Joe D Williams wrote:
>> support for something like standard_derivitives.
> Is that a math thing, a first connection with OCL?
> Thanks and Best,
Not exactly...but it's going to take a bit of explaining...I'll take a
shot at it!
Although each fragment shader program looks like a completely separate
program running in splendid isolation on a little computer inside the
GPU, there are in fact a bunch of fragment shaders running in parallel -
each working on a different pixel of the same triangle. (Technically: on
a different "fragment" - but it's OK to think "pixel".) Typically,
these processors all run in perfect lock-step -
instruction-by-instruction...and most GPU's have dozens to hundreds of
them running along in parallel.
When you are doing texturing, the shader needs to figure out which
MIPmap level to read - which depends on how much the texture is
magnified or minified. But each little shader processor only knows the
texture coordinate at the precise location of the screen pixel that it's
processing. So how does it know whether the texture is being stretched
or squashed? The answer is that it 'cheats' - it takes a sneaky peek at
what the other fragment shaders are doing on nearby fragment. By
taking a sneaky peek at the next fragment above, below and to either
side, it can figure out how much difference there is in the texture
coordinates across the fragment - which tells it how much magnification
and/or minification is going on...and that gets you the MIPmap level.

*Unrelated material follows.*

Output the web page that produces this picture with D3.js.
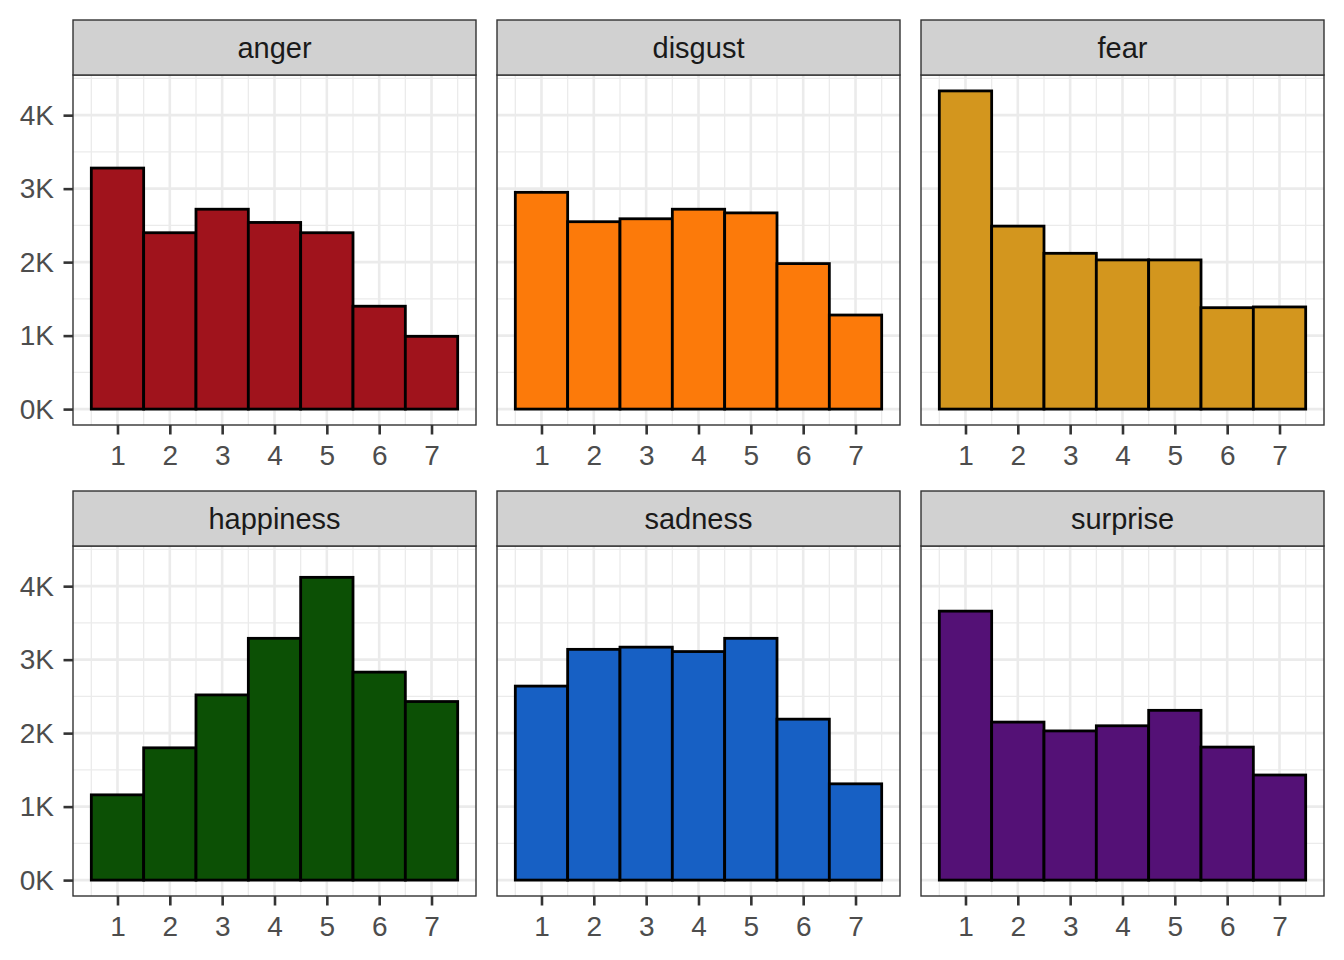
<!DOCTYPE html>
<html>
<head>
<meta charset="utf-8">
<script src="https://cdn.jsdelivr.net/npm/d3@7"></script>
<style>
  body { margin: 0; background: #fff; }
  text { font-family: "Liberation Sans", Arial, sans-serif; }
</style>
</head>
<body>
<script>
// facet names, ratings and counts (thousands)
var emotions = ["anger", "disgust", "fear", "happiness", "sadness", "surprise"];
var ratings = [1, 2, 3, 4, 5, 6, 7];
var colors = ["#A0131C", "#FC7A0A", "#D3961E", "#0C5005", "#1760C4", "#541176"];
var anger = [3.28, 2.40, 2.72, 2.54, 2.40, 1.40, 0.99];
var disgust = [2.95, 2.55, 2.59, 2.72, 2.67, 1.98, 1.28];
var fear = [4.33, 2.49, 2.12, 2.03, 2.03, 1.38, 1.39];
var happiness = [1.16, 1.80, 2.52, 3.29, 4.12, 2.83, 2.43];
var sadness = [2.64, 3.14, 3.17, 3.11, 3.29, 2.19, 1.31];
var surprise = [3.66, 2.15, 2.03, 2.10, 2.31, 1.81, 1.43];
var yTicks = [0, 1, 2, 3, 4];

var series = [anger, disgust, fear, happiness, sadness, surprise];

var W = 1344, H = 960;
var colX = [73, 497, 921], panelW = 403;
var rowY = [20, 491], stripH = 55, panelH = 350;

var svg = d3.select("body").append("svg")
    .attr("width", W).attr("height", H);

var maxV = d3.max(series, function(s) { return d3.max(s); });
var pad = maxV * 0.05;
var y = d3.scaleLinear().domain([-pad, maxV + pad]).range([panelH, 0]);
var x = d3.scaleLinear().domain([0.15, 7.85]).range([0, panelW]);

emotions.forEach(function(name, i) {
    var col = i % 3, row = Math.floor(i / 3);
    var g = svg.append("g")
        .attr("transform", "translate(" + colX[col] + "," + (rowY[row] + stripH) + ")");

    // minor grid
    d3.range(0.5, 8, 1).forEach(function(v) {
        g.append("line").attr("x1", x(v)).attr("x2", x(v)).attr("y1", 0).attr("y2", panelH)
            .attr("stroke", "#EBEBEB").attr("stroke-width", 1.3);
    });
    d3.range(-0.5, 5, 1).forEach(function(v) {
        if (y(v) < 0 || y(v) > panelH) return;
        g.append("line").attr("y1", y(v)).attr("y2", y(v)).attr("x1", 0).attr("x2", panelW)
            .attr("stroke", "#EBEBEB").attr("stroke-width", 1.3);
    });
    // major grid
    ratings.forEach(function(v) {
        g.append("line").attr("x1", x(v)).attr("x2", x(v)).attr("y1", 0).attr("y2", panelH)
            .attr("stroke", "#EBEBEB").attr("stroke-width", 2.6);
    });
    yTicks.forEach(function(v) {
        g.append("line").attr("y1", y(v)).attr("y2", y(v)).attr("x1", 0).attr("x2", panelW)
            .attr("stroke", "#EBEBEB").attr("stroke-width", 2.6);
    });

    // bars
    g.selectAll("rect.bar").data(series[i]).enter().append("rect")
        .attr("class", "bar")
        .attr("x", function(d, j) { return x(ratings[j] - 0.5); })
        .attr("width", x(1.5) - x(0.5))
        .attr("y", function(d) { return y(d); })
        .attr("height", function(d) { return y(0) - y(d); })
        .attr("fill", colors[i])
        .attr("stroke", "#000").attr("stroke-width", 2.8);

    // panel border
    g.append("rect").attr("width", panelW).attr("height", panelH)
        .attr("fill", "none").attr("stroke", "#333").attr("stroke-width", 1.4);

    // x axis
    var xa = g.append("g").attr("transform", "translate(0," + panelH + ")")
        .call(d3.axisBottom(x).tickValues(ratings).tickSize(9.5).tickPadding(10.5));
    xa.select(".domain").remove();
    xa.selectAll("line").attr("stroke", "#333").attr("stroke-width", 2.6);
    xa.selectAll("text").attr("font-size", 28).attr("fill", "#4D4D4D")
        .attr("font-family", "Liberation Sans, Arial, sans-serif");

    // y axis only on first column
    if (col === 0) {
        var ya = g.append("g")
            .call(d3.axisLeft(y).tickValues(yTicks).tickSize(9.5).tickPadding(9.5)
                .tickFormat(function(d) { return d + "K"; }));
        ya.select(".domain").remove();
        ya.selectAll("line").attr("stroke", "#333").attr("stroke-width", 2.6);
        ya.selectAll("text").attr("font-size", 28).attr("fill", "#4D4D4D")
            .attr("font-family", "Liberation Sans, Arial, sans-serif");
    }

    // strip
    var s = svg.append("g").attr("transform", "translate(" + colX[col] + "," + rowY[row] + ")");
    s.append("rect").attr("width", panelW).attr("height", stripH)
        .attr("fill", "#D1D1D1").attr("stroke", "#333").attr("stroke-width", 1.4);
    s.append("text").attr("x", panelW / 2).attr("y", stripH / 2 + 10.5)
        .attr("text-anchor", "middle").attr("font-size", 29).attr("fill", "#1A1A1A")
        .text(name);
});
</script>
</body>
</html>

Because the fragment shader processors run in perfect lockstep, they are
always ready with their values for the texture coordinates at the
precise same moment.
In math terms, the rate of change of a variable is expressed as a
'differential' (as in 'differential calculus') - indicated with the
letter 'd' (actually, the greek 'delta') and in calculus you see things
like 'dx/dy' - the rate of change of x as a function of y. What the
MIPmap level calculator is figuring out is the rate of change of texture
S and T coordinates as a function of X and Y screen coordinate: ds/dx,
dt/dx, ds/dy and dt/dy.
Now - inside shader code, it's often convenient to know how the value of
other variables are changing across the screen - this is handy when you
want to avoid aliassing for procedurally-generated stuff, for example.
Because this is so useful, most (but evidently not all) graphics cards
allow you to use the "take a sneaky peek at your neighbours work" trick
to find the rate of change of any variable with respect to screen-space
X or Y. In shader code, you call the 'ddx(thing)' and 'ddy(thing)'
functions - which tell you the rate of change of 'thing' with respect to
the screen coordinates...d(thing)/dx and d(thing)/dy.

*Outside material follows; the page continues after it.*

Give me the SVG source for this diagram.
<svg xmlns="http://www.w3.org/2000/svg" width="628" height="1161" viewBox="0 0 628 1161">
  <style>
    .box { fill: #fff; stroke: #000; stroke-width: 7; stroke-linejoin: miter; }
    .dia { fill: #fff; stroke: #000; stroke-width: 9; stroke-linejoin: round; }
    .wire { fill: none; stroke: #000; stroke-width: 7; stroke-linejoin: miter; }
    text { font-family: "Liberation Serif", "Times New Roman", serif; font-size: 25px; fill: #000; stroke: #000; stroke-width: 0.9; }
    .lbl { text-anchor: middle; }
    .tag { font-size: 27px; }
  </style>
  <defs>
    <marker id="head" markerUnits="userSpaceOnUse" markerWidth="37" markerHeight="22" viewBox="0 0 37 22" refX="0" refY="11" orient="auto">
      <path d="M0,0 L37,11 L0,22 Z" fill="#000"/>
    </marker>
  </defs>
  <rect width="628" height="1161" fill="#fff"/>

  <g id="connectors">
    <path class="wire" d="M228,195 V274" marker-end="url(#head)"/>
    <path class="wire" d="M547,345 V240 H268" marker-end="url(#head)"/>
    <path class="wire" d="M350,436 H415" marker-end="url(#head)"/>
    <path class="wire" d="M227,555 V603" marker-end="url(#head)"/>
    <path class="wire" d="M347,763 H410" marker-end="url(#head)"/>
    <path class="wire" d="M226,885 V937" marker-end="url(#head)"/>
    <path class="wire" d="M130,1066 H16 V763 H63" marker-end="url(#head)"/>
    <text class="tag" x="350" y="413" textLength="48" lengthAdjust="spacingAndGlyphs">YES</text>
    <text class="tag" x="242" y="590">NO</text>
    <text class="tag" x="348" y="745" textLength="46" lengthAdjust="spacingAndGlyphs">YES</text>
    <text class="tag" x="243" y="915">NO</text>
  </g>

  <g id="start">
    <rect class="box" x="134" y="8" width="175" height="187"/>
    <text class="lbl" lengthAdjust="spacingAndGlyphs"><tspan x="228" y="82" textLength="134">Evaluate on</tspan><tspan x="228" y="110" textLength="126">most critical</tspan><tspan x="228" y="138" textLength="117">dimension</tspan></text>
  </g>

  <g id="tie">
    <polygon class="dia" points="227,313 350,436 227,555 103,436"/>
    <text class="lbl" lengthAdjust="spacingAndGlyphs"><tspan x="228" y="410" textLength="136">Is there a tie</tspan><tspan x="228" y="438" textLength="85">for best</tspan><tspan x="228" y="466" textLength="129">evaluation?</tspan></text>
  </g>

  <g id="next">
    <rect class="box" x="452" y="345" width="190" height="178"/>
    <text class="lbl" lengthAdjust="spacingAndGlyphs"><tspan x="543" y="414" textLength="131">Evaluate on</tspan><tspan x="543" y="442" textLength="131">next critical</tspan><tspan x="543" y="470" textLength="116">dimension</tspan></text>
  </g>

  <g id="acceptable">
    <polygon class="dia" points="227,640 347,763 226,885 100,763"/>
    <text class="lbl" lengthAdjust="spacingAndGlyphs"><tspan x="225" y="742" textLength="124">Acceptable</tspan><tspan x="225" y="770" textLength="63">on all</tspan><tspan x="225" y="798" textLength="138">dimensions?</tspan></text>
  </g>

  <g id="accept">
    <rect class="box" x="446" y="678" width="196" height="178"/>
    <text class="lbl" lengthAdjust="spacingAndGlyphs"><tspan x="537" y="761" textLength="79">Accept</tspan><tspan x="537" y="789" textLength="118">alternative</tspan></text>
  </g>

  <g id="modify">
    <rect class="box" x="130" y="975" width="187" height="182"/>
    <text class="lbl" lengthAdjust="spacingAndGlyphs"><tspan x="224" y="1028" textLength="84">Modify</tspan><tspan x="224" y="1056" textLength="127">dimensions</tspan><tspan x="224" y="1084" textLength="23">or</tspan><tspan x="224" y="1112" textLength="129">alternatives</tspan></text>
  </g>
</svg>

Evidently some embedded processors don't (or at least, didn't) support
this mechanism (probably because they don't have many shader processors
- so the opportunity to look at their neighbours isn't there). Hence
this functionality is an extension in OpenGL-ES - although it is in the
core standard for mainstream OpenGL and Direct3D.
It's a shame it's not in WebGL because quite a few algorithms rely on
it...but c'est la vie.
> ----- Original Message ----- From: "Chris Marrin" <email@example.com>
> To: "Kenneth Russell" <firstname.lastname@example.org>
> Cc: "Ben Vanik" <Ben.Vanik@microsoft.com>; <email@example.com>; "Gregg
> Tavares (wrk)" <firstname.lastname@example.org>; "Vladimir Vukicevic"
> <email@example.com>; "public webgl" <firstname.lastname@example.org>
> Sent: Tuesday, August 24, 2010 4:14 PM
> Subject: Re: [Public WebGL] Shader validator issue.
>> On Aug 24, 2010, at 11:14 AM, Kenneth Russell wrote:
>>> On Tue, Aug 24, 2010 at 9:31 AM, Chris Marrin <email@example.com>
>>>> On Aug 23, 2010, at 1:41 PM, Kenneth Russell wrote:
>>>>> Support for OES_standard_derivatives is in the process of being added
>>>>> to the ANGLE shader validator. See
>>>>> http://code.google.com/p/angleproject/issues/detail?id=25 . Once this
>>>>> is in place, it will be possible to enable
>>>>> OES_standard_derivatives in
>>>>> a WebGL app. (We need to start a WebGL extension registry...part of
>>>>> this is still on my plate.)
>>>> Extensions aren't enabled in WebKit yet, are they? How about Firefox?
>>> They aren't enabled in WebKit yet. I think we need to specify them
>>> before adding support.
>> The extension mechanism is defined in the spec, but the functions are
>> not yet in WebKit I see. Once they are, it seems reasonable to add
>> experimental support for something like standard_derivitives.